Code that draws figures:

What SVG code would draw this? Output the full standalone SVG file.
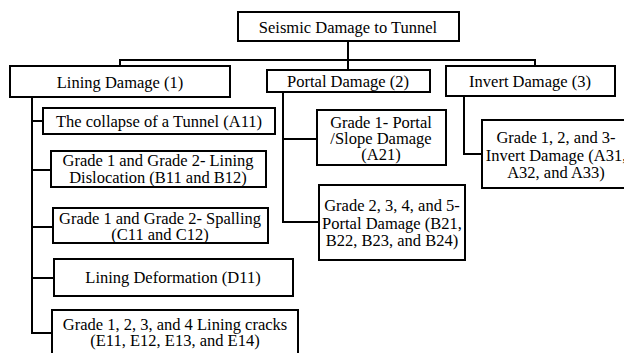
<svg xmlns="http://www.w3.org/2000/svg" width="624" height="353" viewBox="0 0 624 353">
<style>
.b{fill:#fff;stroke:#000;stroke-width:2}
.c{fill:none;stroke:#000;stroke-width:2}
.t{font-family:"Liberation Serif",serif;font-size:16.5px;fill:#000;text-anchor:middle}
</style>
<rect width="624" height="353" fill="#fff"/>
<g id="connectors">
<polyline class="c" points="348,41 348,60"/>
<polyline class="c" points="120,66 120,60 535,60 535,66"/>
<polyline class="c" points="348,60 348,70"/>
<polyline class="c" points="32,97 32,333 52,333"/>
<line class="c" x1="32" y1="121" x2="43" y2="121"/>
<line class="c" x1="32" y1="170" x2="51" y2="170"/>
<line class="c" x1="32" y1="227" x2="53" y2="227"/>
<line class="c" x1="32" y1="278" x2="54" y2="278"/>
<polyline class="c" points="283,92 283,222 319,222"/>
<line class="c" x1="283" y1="139" x2="317" y2="139"/>
<polyline class="c" points="464,96 464,154 482,154"/>
</g>
<g id="root"><rect class="b" x="238" y="12" width="221" height="29"/><text class="t" x="348" y="33">Seismic Damage to Tunnel</text></g>
<g id="lining"><rect class="b" x="10" y="66" width="220" height="31"/><text class="t" x="120" y="88">Lining Damage (1)</text></g>
<g id="portal"><rect class="b" x="267" y="70" width="163" height="22"/><text class="t" x="348" y="87">Portal Damage (2)</text></g>
<g id="invert"><rect class="b" x="446" y="66" width="169" height="30"/><text class="t" x="530" y="87">Invert Damage (3)</text></g>
<g id="a11"><rect class="b" x="43" y="108" width="232" height="26"/><text class="t" x="159" y="127">The collapse of a Tunnel (A11)</text></g>
<g id="b11"><rect class="b" x="51" y="151" width="215" height="36"/><text class="t" x="158" y="166">Grade 1 and Grade 2- Lining</text><text class="t" x="158" y="183">Dislocation (B11 and B12)</text></g>
<g id="c11"><rect class="b" x="53" y="208" width="215" height="35"/><text class="t" x="160" y="224">Grade 1 and Grade 2- Spalling</text><text class="t" x="160" y="240">(C11 and C12)</text></g>
<g id="d11"><rect class="b" x="54" y="259" width="239" height="37"/><text class="t" x="173" y="283">Lining Deformation (D11)</text></g>
<g id="e11"><rect class="b" x="52" y="310" width="246" height="50"/><text class="t" x="175" y="330">Grade 1, 2, 3, and 4 Lining cracks</text><text class="t" x="175" y="346">(E11, E12, E13, and E14)</text></g>
<g id="a21"><rect class="b" x="317" y="110" width="129" height="55"/><text class="t" x="381" y="128">Grade 1- Portal</text><text class="t" x="381" y="144">/Slope Damage</text><text class="t" x="381" y="160">(A21)</text></g>
<g id="b21"><rect class="b" x="319" y="185" width="146" height="75"/><text class="t" x="392" y="211">Grade 2, 3, 4, and 5-</text><text class="t" x="392" y="229">Portal Damage (B21,</text><text class="t" x="392" y="246">B22, B23, and B24)</text></g>
<g id="a31"><rect class="b" x="482" y="120" width="150" height="68"/><text class="t" x="556" y="143">Grade 1, 2, and 3-</text><text class="t" x="556" y="161">Invert Damage (A31,</text><text class="t" x="556" y="178">A32, and A33)</text></g>
</svg>
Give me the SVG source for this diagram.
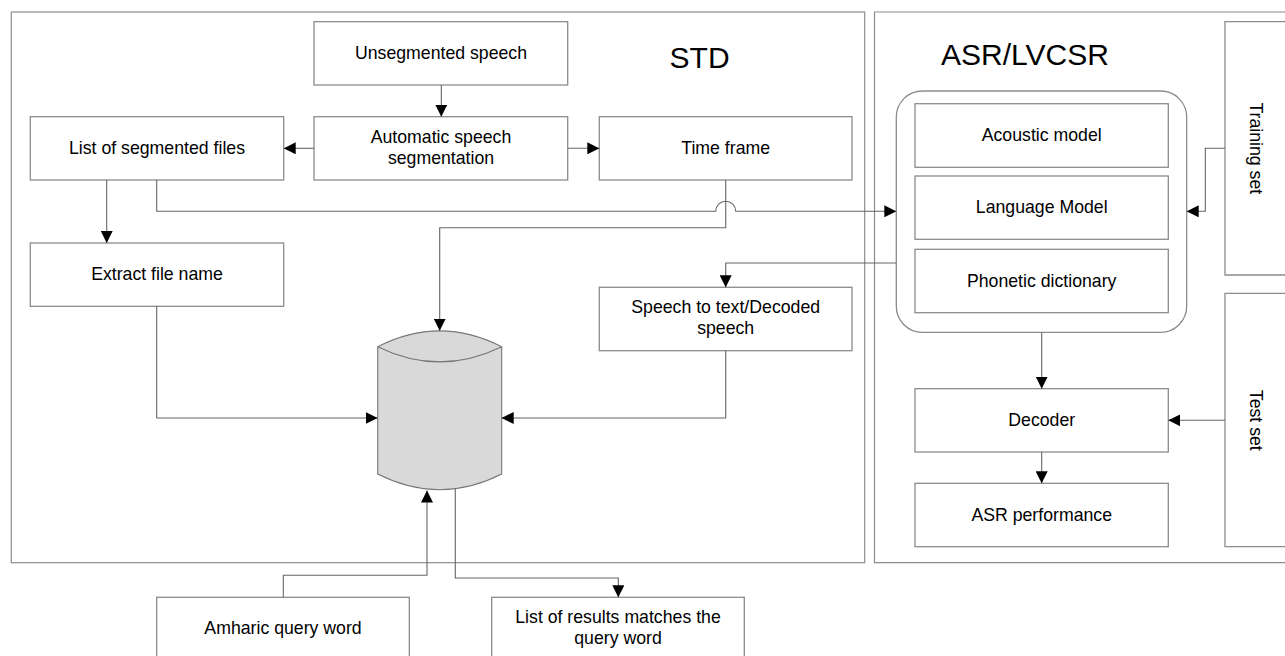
<svg xmlns="http://www.w3.org/2000/svg" width="1285" height="656" viewBox="0 0 1285 656">
<style>
.box{fill:#fff;stroke:#8c8c8c;stroke-width:1.3}
.frame{fill:none;stroke:#8c8c8c;stroke-width:1.2}
.t{font-family:"Liberation Sans",Arial,sans-serif;font-size:17.7px;fill:#000;text-anchor:middle}
.title{font-family:"Liberation Sans",Arial,sans-serif;font-size:30px;fill:#000;text-anchor:middle}
.c{fill:none;stroke:#666;stroke-width:1.1}
</style>
<defs>
<marker id="ah" markerUnits="userSpaceOnUse" markerWidth="12" markerHeight="12" refX="12" refY="6" orient="auto">
<path d="M0,0 L12,6 L0,12 z" fill="#000"/>
</marker>
</defs>
<rect width="1285" height="656" fill="#fff"/>
<g id="frame-std">
<rect class="frame" x="11.3" y="12" width="853.4" height="550.7"/>
<text class="title" x="699.6" y="68.3">STD</text>
</g>
<g id="frame-asr">
<path class="frame" d="M1290,12 H874.5 V562.7 H1290"/>
<text class="title" x="1025" y="65">ASR/LVCSR</text>
</g>
<g id="unsegmented">
<rect class="box" x="314" y="21.7" width="253.7" height="63.3"/>
<text class="t" x="441" y="59">Unsegmented speech</text>
</g>
<g id="auto-seg">
<rect class="box" x="314" y="116.7" width="253.7" height="63.3"/>
<text class="t" x="441" y="143">Automatic speech</text>
<text class="t" x="441" y="164">segmentation</text>
</g>
<g id="list-seg">
<rect class="box" x="30.3" y="116.7" width="253.4" height="63.3"/>
<text class="t" x="157" y="154">List of segmented files</text>
</g>
<g id="time-frame">
<rect class="box" x="599.3" y="116.7" width="252.7" height="63.3"/>
<text class="t" x="725.7" y="154">Time frame</text>
</g>
<g id="extract">
<rect class="box" x="30.3" y="243" width="253.4" height="63.3"/>
<text class="t" x="157" y="280.2">Extract file name</text>
</g>
<g id="speech-text">
<rect class="box" x="599.3" y="287.3" width="252.7" height="63.4"/>
<text class="t" x="725.7" y="313">Speech to text/Decoded</text>
<text class="t" x="725.7" y="334">speech</text>
</g>
<g id="database">
<path d="M377.7,346.7 Q439.7,315 501.7,346.7 V474 Q439.7,505.5 377.7,474 Z" fill="#d9d9d9" stroke="#777" stroke-width="1.1"/>
<path d="M377.7,346.7 Q439.7,377 501.7,346.7" fill="none" stroke="#777" stroke-width="1.1"/>
</g>
<g id="amharic">
<rect class="box" x="156.7" y="597.3" width="252.6" height="63.3"/>
<text class="t" x="283" y="634">Amharic query word</text>
</g>
<g id="results">
<rect class="box" x="491.7" y="597.3" width="252.6" height="63.3"/>
<text class="t" x="618" y="623">List of results matches the</text>
<text class="t" x="618" y="644">query word</text>
</g>
<g id="asr-models">
<rect class="box" x="896.3" y="91" width="290.4" height="241.3" rx="26" ry="26"/>
</g>
<g id="acoustic">
<rect class="box" x="915" y="103.7" width="253.3" height="63.6"/>
<text class="t" x="1041.7" y="140.7">Acoustic model</text>
</g>
<g id="language">
<rect class="box" x="915" y="176" width="253.3" height="63.3"/>
<text class="t" x="1041.7" y="213">Language Model</text>
</g>
<g id="phonetic">
<rect class="box" x="915" y="249.3" width="253.3" height="63.4"/>
<text class="t" x="1041.7" y="286.5">Phonetic dictionary</text>
</g>
<g id="decoder">
<rect class="box" x="915" y="388.7" width="253.3" height="63.3"/>
<text class="t" x="1041.7" y="426">Decoder</text>
</g>
<g id="asr-perf">
<rect class="box" x="915" y="483.3" width="253.3" height="63.4"/>
<text class="t" x="1041.7" y="520.5">ASR performance</text>
</g>
<g id="training">
<path class="box" d="M1290,21.7 H1225 V275 H1290"/>
<text class="t" transform="translate(1250,148.3) rotate(90)">Training set</text>
</g>
<g id="test">
<path class="box" d="M1290,293.3 H1225 V546.7 H1290"/>
<text class="t" transform="translate(1250,420.3) rotate(90)">Test set</text>
</g>
<g id="connectors">
<path class="c" d="M441.3,85 V116.7" marker-end="url(#ah)"/>
<path class="c" d="M314,148.3 H283.7" marker-end="url(#ah)"/>
<path class="c" d="M567.7,148.3 H599.3" marker-end="url(#ah)"/>
<path class="c" d="M106.7,180 V243" marker-end="url(#ah)"/>
<path class="c" d="M156.7,180 V211.3 H715.7 A10,10 0 0 1 735.7,211.3 H896.3" marker-end="url(#ah)"/>
<path class="c" d="M725.7,180 V227.7 H439.7 V330.7" marker-end="url(#ah)"/>
<path class="c" d="M896.3,263 H725.7 V287.3" marker-end="url(#ah)"/>
<path class="c" d="M156.7,306.3 V418 H377.7" marker-end="url(#ah)"/>
<path class="c" d="M725.7,350.7 V418 H501.7" marker-end="url(#ah)"/>
<path class="c" d="M283.3,597.3 V575.3 H427 V490.5" marker-end="url(#ah)"/>
<path class="c" d="M455.3,488.5 V578 H618.3 V597.3" marker-end="url(#ah)"/>
<path class="c" d="M1225,148.3 H1205.3 V211.3 H1186.7" marker-end="url(#ah)"/>
<path class="c" d="M1041.7,332.3 V388.7" marker-end="url(#ah)"/>
<path class="c" d="M1225,420.3 H1168.3" marker-end="url(#ah)"/>
<path class="c" d="M1041.7,452 V483.3" marker-end="url(#ah)"/>
</g>
</svg>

**Goal**
Show all lines in the entries above where the string "this" appears.

**Written solution**
What SVG code would draw this? Output the full standalone SVG file.
Give me the SVG source for this diagram.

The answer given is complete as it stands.